Coursera, which is one of the big providers of what are called Massive Open Online Courses, is expanding its reach.
The Wall Street Journal reports Web Courses Woo Professors.
Profs at those 10 systems can bring the courses into their classes. This could be used in what’s called “flipping” the classroom – watch the lecture outside class and then use class time to discuss the material.
The scope of this change:
The contracts broaden Coursera’s audience, currently 3.68 million people, by giving it access to more than 1.25 million students enrolled in the combined university systems.
The article addresses the downside of on-line classes
Still, many critics within academia remain concerned that MOOCs will eventually limit live lectures to the wealthiest schools.

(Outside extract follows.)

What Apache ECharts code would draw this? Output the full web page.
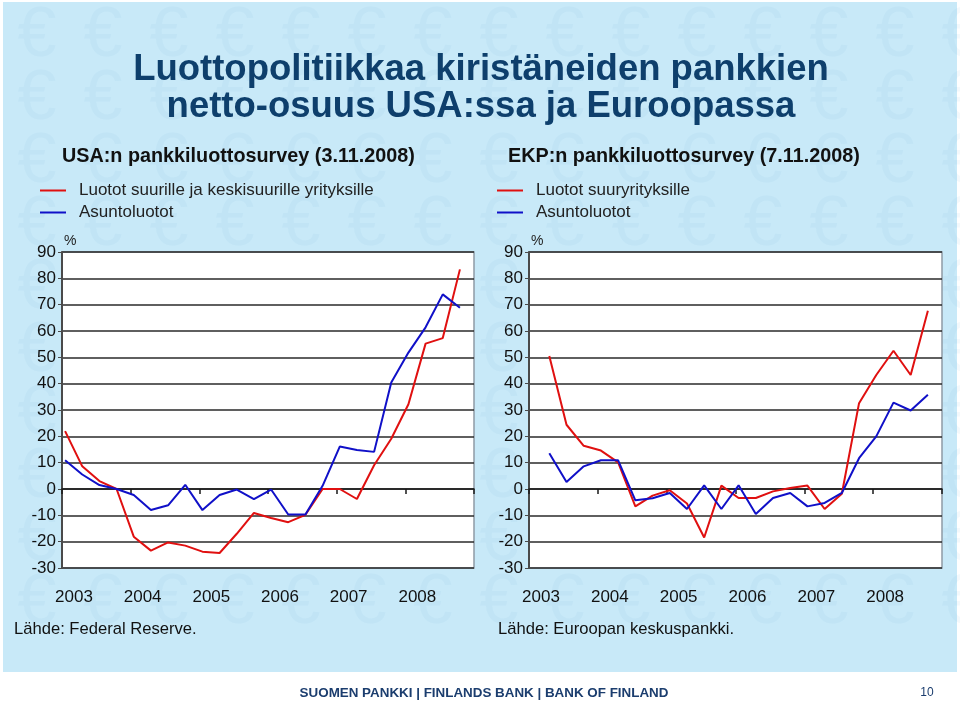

Meanwhile, faculty at cash-strapped public or midtier colleges might be displaced by low-paid staff who lead discussions after students have watched lectures from other schools’ star professors online.
Regardless of the impact, there is a revolution in higher ed. I call it the open frontier. Disruption is another term:
“Higher education is being disrupted just like the steel industry or the newspaper industry,” said Ray Schroeder, director of the Center for Online Learning, Research and Service at the University of Illinois Springfield. “From that shakeout, a lot of people will become unemployed.”
The frontier in education is wide open.